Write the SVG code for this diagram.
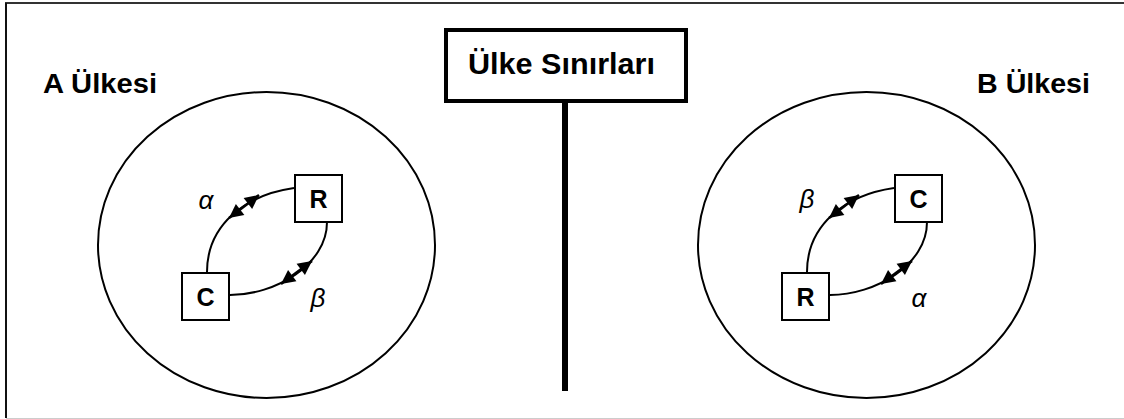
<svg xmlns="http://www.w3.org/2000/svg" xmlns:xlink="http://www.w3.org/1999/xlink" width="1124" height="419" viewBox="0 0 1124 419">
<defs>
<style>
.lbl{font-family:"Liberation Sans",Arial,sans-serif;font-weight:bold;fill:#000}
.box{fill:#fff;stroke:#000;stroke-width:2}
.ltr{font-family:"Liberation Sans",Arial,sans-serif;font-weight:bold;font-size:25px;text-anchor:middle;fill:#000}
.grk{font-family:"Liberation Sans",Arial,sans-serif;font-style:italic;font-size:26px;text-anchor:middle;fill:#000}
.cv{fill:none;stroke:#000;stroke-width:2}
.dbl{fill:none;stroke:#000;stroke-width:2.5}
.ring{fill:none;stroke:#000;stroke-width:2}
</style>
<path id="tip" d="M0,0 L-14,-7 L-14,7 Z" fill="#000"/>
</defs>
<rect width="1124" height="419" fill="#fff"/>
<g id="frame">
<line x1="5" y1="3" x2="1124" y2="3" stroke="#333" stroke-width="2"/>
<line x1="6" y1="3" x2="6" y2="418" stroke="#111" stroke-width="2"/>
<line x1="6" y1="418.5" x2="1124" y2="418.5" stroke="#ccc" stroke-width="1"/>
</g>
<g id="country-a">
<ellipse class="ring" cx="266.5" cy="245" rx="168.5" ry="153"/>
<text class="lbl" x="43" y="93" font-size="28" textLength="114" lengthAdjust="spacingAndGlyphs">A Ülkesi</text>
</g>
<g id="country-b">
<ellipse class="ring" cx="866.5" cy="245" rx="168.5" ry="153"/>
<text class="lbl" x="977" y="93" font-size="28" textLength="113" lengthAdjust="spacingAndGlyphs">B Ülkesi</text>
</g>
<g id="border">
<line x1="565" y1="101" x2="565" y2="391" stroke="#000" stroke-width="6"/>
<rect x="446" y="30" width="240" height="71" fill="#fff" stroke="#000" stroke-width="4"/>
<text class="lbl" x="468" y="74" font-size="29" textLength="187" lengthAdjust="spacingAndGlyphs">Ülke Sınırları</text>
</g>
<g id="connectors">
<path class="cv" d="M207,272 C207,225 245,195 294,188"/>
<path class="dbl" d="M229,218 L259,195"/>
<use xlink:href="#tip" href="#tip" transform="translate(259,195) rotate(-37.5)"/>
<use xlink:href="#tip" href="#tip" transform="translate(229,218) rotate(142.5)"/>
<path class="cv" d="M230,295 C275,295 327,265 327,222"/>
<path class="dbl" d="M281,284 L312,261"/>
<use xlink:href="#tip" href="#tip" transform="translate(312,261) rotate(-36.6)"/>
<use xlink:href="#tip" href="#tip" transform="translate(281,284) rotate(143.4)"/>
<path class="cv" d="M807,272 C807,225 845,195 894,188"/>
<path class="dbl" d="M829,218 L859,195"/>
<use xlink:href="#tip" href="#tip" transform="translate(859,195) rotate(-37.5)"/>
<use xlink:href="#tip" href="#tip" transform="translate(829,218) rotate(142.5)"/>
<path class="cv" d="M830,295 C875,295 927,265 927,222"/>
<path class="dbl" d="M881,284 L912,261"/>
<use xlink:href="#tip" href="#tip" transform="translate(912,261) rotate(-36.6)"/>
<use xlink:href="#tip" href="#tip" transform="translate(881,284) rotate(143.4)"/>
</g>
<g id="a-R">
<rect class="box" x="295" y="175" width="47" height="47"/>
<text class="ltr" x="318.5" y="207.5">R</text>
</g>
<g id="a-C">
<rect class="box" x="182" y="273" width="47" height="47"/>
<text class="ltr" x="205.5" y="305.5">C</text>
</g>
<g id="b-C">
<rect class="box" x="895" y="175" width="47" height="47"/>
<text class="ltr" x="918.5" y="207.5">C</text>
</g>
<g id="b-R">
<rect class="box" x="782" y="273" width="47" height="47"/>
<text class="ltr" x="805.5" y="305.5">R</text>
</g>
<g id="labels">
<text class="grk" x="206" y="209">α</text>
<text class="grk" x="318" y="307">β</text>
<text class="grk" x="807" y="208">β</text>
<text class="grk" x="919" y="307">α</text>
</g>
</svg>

Written exercise:
Restate the whole listing above exactly, please, omitting every image.

Solved exercise:
Write the SVG code for this diagram.
<svg xmlns="http://www.w3.org/2000/svg" xmlns:xlink="http://www.w3.org/1999/xlink" width="1124" height="419" viewBox="0 0 1124 419">
<defs>
<style>
.lbl{font-family:"Liberation Sans",Arial,sans-serif;font-weight:bold;fill:#000}
.box{fill:#fff;stroke:#000;stroke-width:2}
.ltr{font-family:"Liberation Sans",Arial,sans-serif;font-weight:bold;font-size:25px;text-anchor:middle;fill:#000}
.grk{font-family:"Liberation Sans",Arial,sans-serif;font-style:italic;font-size:26px;text-anchor:middle;fill:#000}
.cv{fill:none;stroke:#000;stroke-width:2}
.dbl{fill:none;stroke:#000;stroke-width:2.5}
.ring{fill:none;stroke:#000;stroke-width:2}
</style>
<path id="tip" d="M0,0 L-14,-7 L-14,7 Z" fill="#000"/>
</defs>
<rect width="1124" height="419" fill="#fff"/>
<g id="frame">
<line x1="5" y1="3" x2="1124" y2="3" stroke="#333" stroke-width="2"/>
<line x1="6" y1="3" x2="6" y2="418" stroke="#111" stroke-width="2"/>
<line x1="6" y1="418.5" x2="1124" y2="418.5" stroke="#ccc" stroke-width="1"/>
</g>
<g id="country-a">
<ellipse class="ring" cx="266.5" cy="245" rx="168.5" ry="153"/>
<text class="lbl" x="43" y="93" font-size="28" textLength="114" lengthAdjust="spacingAndGlyphs">A Ülkesi</text>
</g>
<g id="country-b">
<ellipse class="ring" cx="866.5" cy="245" rx="168.5" ry="153"/>
<text class="lbl" x="977" y="93" font-size="28" textLength="113" lengthAdjust="spacingAndGlyphs">B Ülkesi</text>
</g>
<g id="border">
<line x1="565" y1="101" x2="565" y2="391" stroke="#000" stroke-width="6"/>
<rect x="446" y="30" width="240" height="71" fill="#fff" stroke="#000" stroke-width="4"/>
<text class="lbl" x="468" y="74" font-size="29" textLength="187" lengthAdjust="spacingAndGlyphs">Ülke Sınırları</text>
</g>
<g id="connectors">
<path class="cv" d="M207,272 C207,225 245,195 294,188"/>
<path class="dbl" d="M229,218 L259,195"/>
<use xlink:href="#tip" href="#tip" transform="translate(259,195) rotate(-37.5)"/>
<use xlink:href="#tip" href="#tip" transform="translate(229,218) rotate(142.5)"/>
<path class="cv" d="M230,295 C275,295 327,265 327,222"/>
<path class="dbl" d="M281,284 L312,261"/>
<use xlink:href="#tip" href="#tip" transform="translate(312,261) rotate(-36.6)"/>
<use xlink:href="#tip" href="#tip" transform="translate(281,284) rotate(143.4)"/>
<path class="cv" d="M807,272 C807,225 845,195 894,188"/>
<path class="dbl" d="M829,218 L859,195"/>
<use xlink:href="#tip" href="#tip" transform="translate(859,195) rotate(-37.5)"/>
<use xlink:href="#tip" href="#tip" transform="translate(829,218) rotate(142.5)"/>
<path class="cv" d="M830,295 C875,295 927,265 927,222"/>
<path class="dbl" d="M881,284 L912,261"/>
<use xlink:href="#tip" href="#tip" transform="translate(912,261) rotate(-36.6)"/>
<use xlink:href="#tip" href="#tip" transform="translate(881,284) rotate(143.4)"/>
</g>
<g id="a-R">
<rect class="box" x="295" y="175" width="47" height="47"/>
<text class="ltr" x="318.5" y="207.5">R</text>
</g>
<g id="a-C">
<rect class="box" x="182" y="273" width="47" height="47"/>
<text class="ltr" x="205.5" y="305.5">C</text>
</g>
<g id="b-C">
<rect class="box" x="895" y="175" width="47" height="47"/>
<text class="ltr" x="918.5" y="207.5">C</text>
</g>
<g id="b-R">
<rect class="box" x="782" y="273" width="47" height="47"/>
<text class="ltr" x="805.5" y="305.5">R</text>
</g>
<g id="labels">
<text class="grk" x="206" y="209">α</text>
<text class="grk" x="318" y="307">β</text>
<text class="grk" x="807" y="208">β</text>
<text class="grk" x="919" y="307">α</text>
</g>
</svg>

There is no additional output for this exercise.